## Problem to work on
From the records below, extract all the text exactly and leave the images behind.

▬▬▬

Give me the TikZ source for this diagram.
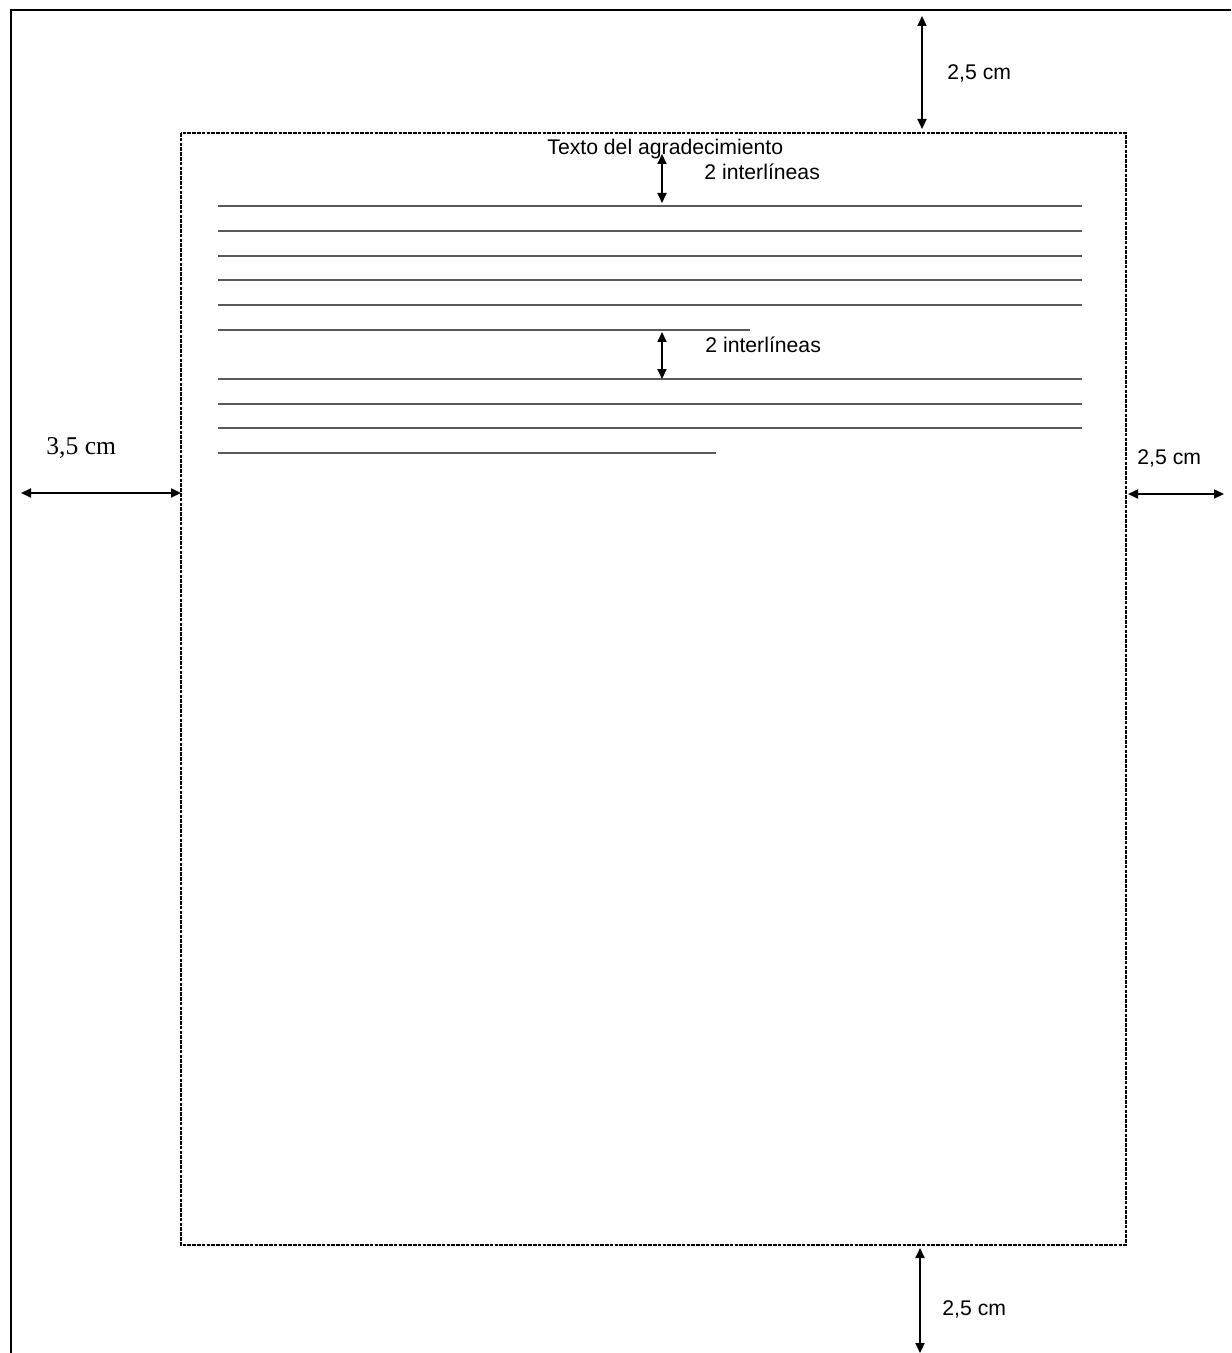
\documentclass[tikz,border=0pt]{standalone}
\usepackage{fontspec}
\setmainfont{Liberation Sans}
\newfontfamily\timesf{Liberation Serif}
\usetikzlibrary{arrows.meta}
\begin{document}
\begin{tikzpicture}[x=0.5pt,y=-0.5pt,
  frame/.style={line width=1pt},
  marginbox/.style={line width=1pt,dash pattern=on 1.8pt off 0.6pt},
  textline/.style={line width=0.75pt,black!65},
  dim/.style={line width=1pt,{Triangle[length=5pt,width=4.5pt]}-{Triangle[length=5pt,width=4.5pt]}},
  lbl/.style={anchor=base west,inner sep=0pt,font=\fontsize{10.6pt}{12pt}\selectfont},
  lblserif/.style={anchor=base west,inner sep=0pt,font=\timesf\fontsize{12.8pt}{14pt}\selectfont}]
\useasboundingbox (0,0) rectangle (1231,1353);
% outer page frame
\coordinate (tl) at (11,10);
\coordinate (tr) at (1231,10);
\coordinate (bl) at (11,1353);
\draw[frame] (tr) -- (tl) -- (bl);
% margin box
\coordinate (m1) at (181,133);
\coordinate (m2) at (1126,1245);
\draw[marginbox] (m1) rectangle (m2);
% text lines
\foreach \y/\xe in {206/1082,231/1082,256/1082,280/1082,305/1082,330/750,379/1082,404/1082,428/1082,453/716}{
  \coordinate (ls) at (218,\y);
  \coordinate (le) at (\xe,\y);
  \draw[textline] (ls) -- (le);
}
% dimension arrows
\coordinate (ta1) at (922,16);
\coordinate (ta2) at (922,129);
\draw[dim] (ta1) -- (ta2);
\coordinate (ba1) at (920,1248);
\coordinate (ba2) at (920,1353);
\draw[dim] (ba1) -- (ba2);
\coordinate (la1) at (21,493);
\coordinate (la2) at (181,493);
\draw[dim] (la1) -- (la2);
\coordinate (ra1) at (1128,494);
\coordinate (ra2) at (1224,494);
\draw[dim] (ra1) -- (ra2);
\coordinate (ia1) at (662,154);
\coordinate (ia2) at (662,203);
\draw[dim] (ia1) -- (ia2);
\coordinate (ib1) at (662,332);
\coordinate (ib2) at (662,379);
\draw[dim] (ib1) -- (ib2);
% labels
\node[lbl] (ttop) at (947,80) {2,5 cm};
\node[lbl] (tbot) at (942,1315) {2,5 cm};
\node[lbl] (tright) at (1137,464) {2,5 cm};
\node[lblserif] (tleft) at (46,454) {3,5 cm};
\node[lbl] (title) at (547,155) {Texto del agradecimiento};
\node[lbl] (int1) at (704,180) {2 interlíneas};
\node[lbl] (int2) at (705,352) {2 interlíneas};
\end{tikzpicture}
\end{document}
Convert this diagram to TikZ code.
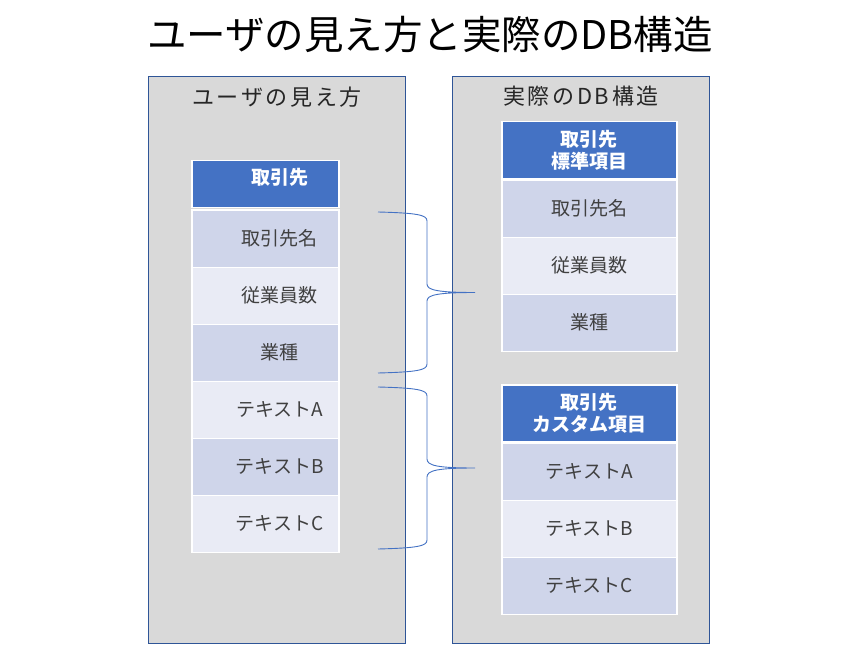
\documentclass[tikz,border=0pt]{standalone}
\usepackage{fontspec}
\setmainfont{Noto Sans CJK JP}
\newfontfamily\spacedfont[LetterSpace=12]{Noto Sans CJK JP}
\usetikzlibrary{calc}
\definecolor{hdr}{HTML}{4472C4}
\definecolor{rowA}{HTML}{CFD5EA}
\definecolor{rowB}{HTML}{E9EBF5}
\definecolor{panelfill}{HTML}{D9D9D9}
\definecolor{panelline}{HTML}{2F5597}
\definecolor{bracecol}{HTML}{4472C4}
\definecolor{celltext}{HTML}{404040}
\begin{document}
\begin{tikzpicture}[x=1pt,y=-1pt,
  panel/.style={draw=panelline, fill=panelfill, line width=0.8pt, anchor=north west,
    minimum width=257pt, minimum height=567pt, inner sep=0pt},
  ptitle/.style={font=\spacedfont\fontsize{22}{26}\selectfont, text=black!85},
  cell/.style={draw=white, line width=1.5pt, anchor=north west, inner sep=0pt,
    minimum height=57pt, text=celltext, font=\fontsize{19}{22}\selectfont},
  shifted/.style={execute at begin node={\hspace*{29pt}}},
  lcell/.style={cell, minimum width=147pt, shifted},
  rcell/.style={cell, minimum width=175pt},
  hdrbase/.style={draw=white, line width=1.5pt, anchor=north west, inner sep=0pt,
    fill=hdr, text=white, font=\bfseries\fontsize{19}{21.5}\selectfont},
  rhdr/.style={hdrbase, align=center, minimum width=175pt, minimum height=57pt},
  bracepath/.style={draw=bracecol, line width=0.9pt}
]
\useasboundingbox[fill=white] (0,0) rectangle (852,666);

% title
\node[font=\fontsize{39.5}{46}\selectfont, text=black] (title) at (430,35) {ユーザの見え方と実際のDB構造};

% panels
\node[panel] (lp) at (148,76) {};
\node[panel] (rp) at (452,76) {};
\node[ptitle] (lpt) at (277,97) {ユーザの見え方};
\node[ptitle] (rpt) at (581,96) {実際のDB構造};

% left table
\node[hdrbase, shifted, minimum width=147pt, minimum height=47pt, text height=14pt, text depth=13pt] (lh) at (191,160) {取引先};
\node[lcell, fill=rowA] (l1) at (191,209.5) {取引先名};
\node[lcell, fill=rowB] (l2) at (191,266.5) {従業員数};
\node[lcell, fill=rowA] (l3) at (191,323.5) {業種};
\node[lcell, fill=rowB] (l4) at (191,380.5) {テキストA};
\node[lcell, fill=rowA] (l5) at (191,437.5) {テキストB};
\node[lcell, fill=rowB] (l6) at (191,494.5) {テキストC};

% right table 1
\node[rhdr] (rh1) at (501,121) {取引先\\標準項目};
\node[rcell, fill=rowA] (r1) at (501,179.5) {取引先名};
\node[rcell, fill=rowB] (r2) at (501,236.5) {従業員数};
\node[rcell, fill=rowA] (r3) at (501,293.5) {業種};

% right table 2
\node[rhdr] (rh2) at (501,384) {取引先\\カスタム項目};
\node[rcell, fill=rowA] (r4) at (501,442.5) {テキストA};
\node[rcell, fill=rowB] (r5) at (501,499.5) {テキストB};
\node[rcell, fill=rowA] (r6) at (501,556.5) {テキストC};

% braces
\coordinate (b1t) at (378,212);
\coordinate (b1b) at (378,373);
\coordinate (b1m) at (475,292.5);
\coordinate (b2t) at (378,387);
\coordinate (b2b) at (378,549);
\coordinate (b2m) at (475,468);

\draw[bracepath] (b1t) .. controls (418,213) and (427,215) .. (427,221)
  -- (427,284) .. controls (427,290) and (437,292.5) .. (b1m)
  .. controls (437,292.5) and (427,295) .. (427,301)
  -- (427,364) .. controls (427,370) and (418,372) .. (b1b);
\draw[bracepath] (b2t) .. controls (418,388) and (427,390) .. (427,396)
  -- (427,459) .. controls (427,465.5) and (437,468) .. (b2m)
  .. controls (437,468) and (427,470.5) .. (427,477)
  -- (427,540) .. controls (427,546) and (418,548) .. (b2b);
\end{tikzpicture}
\end{document}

▬▬▬

## Solution to this problem
Give me the TikZ source for this diagram.
\documentclass[tikz,border=0pt]{standalone}
\usepackage{fontspec}
\setmainfont{Liberation Sans}
\newfontfamily\timesf{Liberation Serif}
\usetikzlibrary{arrows.meta}
\begin{document}
\begin{tikzpicture}[x=0.5pt,y=-0.5pt,
  frame/.style={line width=1pt},
  marginbox/.style={line width=1pt,dash pattern=on 1.8pt off 0.6pt},
  textline/.style={line width=0.75pt,black!65},
  dim/.style={line width=1pt,{Triangle[length=5pt,width=4.5pt]}-{Triangle[length=5pt,width=4.5pt]}},
  lbl/.style={anchor=base west,inner sep=0pt,font=\fontsize{10.6pt}{12pt}\selectfont},
  lblserif/.style={anchor=base west,inner sep=0pt,font=\timesf\fontsize{12.8pt}{14pt}\selectfont}]
\useasboundingbox (0,0) rectangle (1231,1353);
% outer page frame
\coordinate (tl) at (11,10);
\coordinate (tr) at (1231,10);
\coordinate (bl) at (11,1353);
\draw[frame] (tr) -- (tl) -- (bl);
% margin box
\coordinate (m1) at (181,133);
\coordinate (m2) at (1126,1245);
\draw[marginbox] (m1) rectangle (m2);
% text lines
\foreach \y/\xe in {206/1082,231/1082,256/1082,280/1082,305/1082,330/750,379/1082,404/1082,428/1082,453/716}{
  \coordinate (ls) at (218,\y);
  \coordinate (le) at (\xe,\y);
  \draw[textline] (ls) -- (le);
}
% dimension arrows
\coordinate (ta1) at (922,16);
\coordinate (ta2) at (922,129);
\draw[dim] (ta1) -- (ta2);
\coordinate (ba1) at (920,1248);
\coordinate (ba2) at (920,1353);
\draw[dim] (ba1) -- (ba2);
\coordinate (la1) at (21,493);
\coordinate (la2) at (181,493);
\draw[dim] (la1) -- (la2);
\coordinate (ra1) at (1128,494);
\coordinate (ra2) at (1224,494);
\draw[dim] (ra1) -- (ra2);
\coordinate (ia1) at (662,154);
\coordinate (ia2) at (662,203);
\draw[dim] (ia1) -- (ia2);
\coordinate (ib1) at (662,332);
\coordinate (ib2) at (662,379);
\draw[dim] (ib1) -- (ib2);
% labels
\node[lbl] (ttop) at (947,80) {2,5 cm};
\node[lbl] (tbot) at (942,1315) {2,5 cm};
\node[lbl] (tright) at (1137,464) {2,5 cm};
\node[lblserif] (tleft) at (46,454) {3,5 cm};
\node[lbl] (title) at (547,155) {Texto del agradecimiento};
\node[lbl] (int1) at (704,180) {2 interlíneas};
\node[lbl] (int2) at (705,352) {2 interlíneas};
\end{tikzpicture}
\end{document}
Convert this diagram to TikZ code.
\documentclass[tikz,border=0pt]{standalone}
\usepackage{fontspec}
\setmainfont{Noto Sans CJK JP}
\newfontfamily\spacedfont[LetterSpace=12]{Noto Sans CJK JP}
\usetikzlibrary{calc}
\definecolor{hdr}{HTML}{4472C4}
\definecolor{rowA}{HTML}{CFD5EA}
\definecolor{rowB}{HTML}{E9EBF5}
\definecolor{panelfill}{HTML}{D9D9D9}
\definecolor{panelline}{HTML}{2F5597}
\definecolor{bracecol}{HTML}{4472C4}
\definecolor{celltext}{HTML}{404040}
\begin{document}
\begin{tikzpicture}[x=1pt,y=-1pt,
  panel/.style={draw=panelline, fill=panelfill, line width=0.8pt, anchor=north west,
    minimum width=257pt, minimum height=567pt, inner sep=0pt},
  ptitle/.style={font=\spacedfont\fontsize{22}{26}\selectfont, text=black!85},
  cell/.style={draw=white, line width=1.5pt, anchor=north west, inner sep=0pt,
    minimum height=57pt, text=celltext, font=\fontsize{19}{22}\selectfont},
  shifted/.style={execute at begin node={\hspace*{29pt}}},
  lcell/.style={cell, minimum width=147pt, shifted},
  rcell/.style={cell, minimum width=175pt},
  hdrbase/.style={draw=white, line width=1.5pt, anchor=north west, inner sep=0pt,
    fill=hdr, text=white, font=\bfseries\fontsize{19}{21.5}\selectfont},
  rhdr/.style={hdrbase, align=center, minimum width=175pt, minimum height=57pt},
  bracepath/.style={draw=bracecol, line width=0.9pt}
]
\useasboundingbox[fill=white] (0,0) rectangle (852,666);

% title
\node[font=\fontsize{39.5}{46}\selectfont, text=black] (title) at (430,35) {ユーザの見え方と実際のDB構造};

% panels
\node[panel] (lp) at (148,76) {};
\node[panel] (rp) at (452,76) {};
\node[ptitle] (lpt) at (277,97) {ユーザの見え方};
\node[ptitle] (rpt) at (581,96) {実際のDB構造};

% left table
\node[hdrbase, shifted, minimum width=147pt, minimum height=47pt, text height=14pt, text depth=13pt] (lh) at (191,160) {取引先};
\node[lcell, fill=rowA] (l1) at (191,209.5) {取引先名};
\node[lcell, fill=rowB] (l2) at (191,266.5) {従業員数};
\node[lcell, fill=rowA] (l3) at (191,323.5) {業種};
\node[lcell, fill=rowB] (l4) at (191,380.5) {テキストA};
\node[lcell, fill=rowA] (l5) at (191,437.5) {テキストB};
\node[lcell, fill=rowB] (l6) at (191,494.5) {テキストC};

% right table 1
\node[rhdr] (rh1) at (501,121) {取引先\\標準項目};
\node[rcell, fill=rowA] (r1) at (501,179.5) {取引先名};
\node[rcell, fill=rowB] (r2) at (501,236.5) {従業員数};
\node[rcell, fill=rowA] (r3) at (501,293.5) {業種};

% right table 2
\node[rhdr] (rh2) at (501,384) {取引先\\カスタム項目};
\node[rcell, fill=rowA] (r4) at (501,442.5) {テキストA};
\node[rcell, fill=rowB] (r5) at (501,499.5) {テキストB};
\node[rcell, fill=rowA] (r6) at (501,556.5) {テキストC};

% braces
\coordinate (b1t) at (378,212);
\coordinate (b1b) at (378,373);
\coordinate (b1m) at (475,292.5);
\coordinate (b2t) at (378,387);
\coordinate (b2b) at (378,549);
\coordinate (b2m) at (475,468);

\draw[bracepath] (b1t) .. controls (418,213) and (427,215) .. (427,221)
  -- (427,284) .. controls (427,290) and (437,292.5) .. (b1m)
  .. controls (437,292.5) and (427,295) .. (427,301)
  -- (427,364) .. controls (427,370) and (418,372) .. (b1b);
\draw[bracepath] (b2t) .. controls (418,388) and (427,390) .. (427,396)
  -- (427,459) .. controls (427,465.5) and (437,468) .. (b2m)
  .. controls (437,468) and (427,470.5) .. (427,477)
  -- (427,540) .. controls (427,546) and (418,548) .. (b2b);
\end{tikzpicture}
\end{document}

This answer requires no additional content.